Точно так же он получал заряд от культурных феноменов: панк-рока, венского акционизма, порнографии, искусства аутсайдеров, шумовой музыки, сюрреализма, модернистской эстетики, трэша, научной фантастики… Всеми этими вещами он не только увлекался, но глубоко вникал в них, они оказывались фактами его жизни и материалом для его экспериментов — декомпозиций, сращений, столкновений, бриколажной игры, деструкций, художественного анализа, любовного погружения. Майк переживал культуру холодно и страстно — как личные открытия, как стратегические ходы и дикие вылазки.
Как художник, он был жаден и всеяден — настоящая свинья. Но одновременно с лихорадочным поглощением культуры и её неустанным воспроизводством он культуру отвергал. Он ей не доверял — это я в нём очень сильно чувствую, и мне это тоже нравится: Майк был иконоборцем. Он перерабатывал культуру так, как громыхающий, раскалённый завод, дымящий всеми своими трубами, перерабатывает сырьё. Но вместо производства гладких и готовых к потреблению товаров этот завод производил только сомнение. Да, сомнение — вот итог искусства Майка Келли.
Недоверие, здоровая дистанция по отношению к культуре, а вовсе не хихикающая, заискивающая интрижка с культурой, как у всех этих пошляков и спекулянтов, которые копошились рядом, лезли наверх — такова отличительная черта моего любимца Майка Келли.
Металлолом культуры у него оставался металлоломом и просился в топку.
В-третьих, я приветствую боевой, архилоховский дух, который сквозил в публичных выступлениях и высказываниях Майка — особенно в последний период его жизни.

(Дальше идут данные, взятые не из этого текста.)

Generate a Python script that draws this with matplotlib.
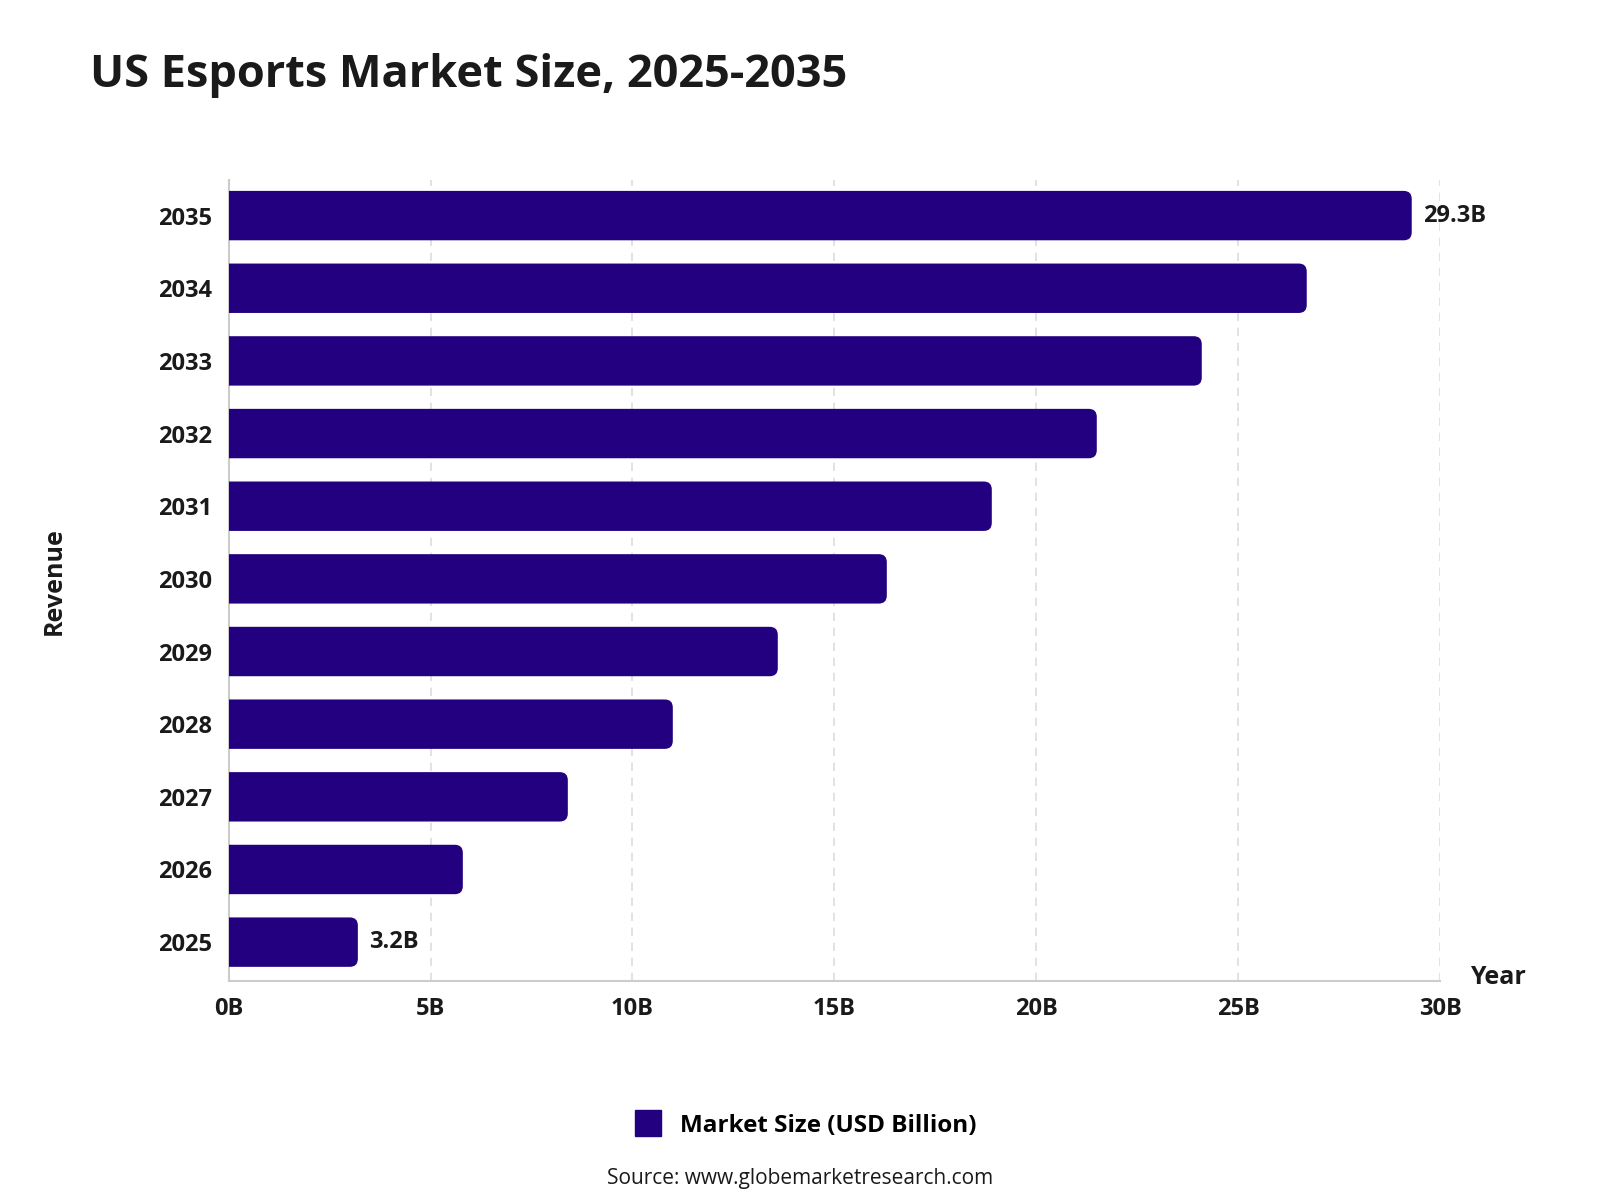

Он любил и умел говорить. Он не болтал, не мельтешил, а критиковал, размышлял, нападал, насмехался. Как задорно он атаковал, например, модную и кичливую нью-йоркскую сцену — деятелей вроде Джеффа Кунса! Нужно было иметь решимость и дерзость, чтобы заявить (как это сделал Майк), что Кунс — всего лишь хитрожопый эпигон, ничего не привнёсший в искусство, кроме своего раздутого эго. Обеззараженный кунсовский поп-арт, по словам Келли, — ничто по сравнению с тем, что было сделано Сальвадором Дали в том же направлении ещё в сороковые-пятидесятые годы. А все картины, которые штампуют Фишль, Салле, Шнабель и иже с ними — халтура рядом с Пикабиа или Бальтюсом, всего лишь жалкие субституты.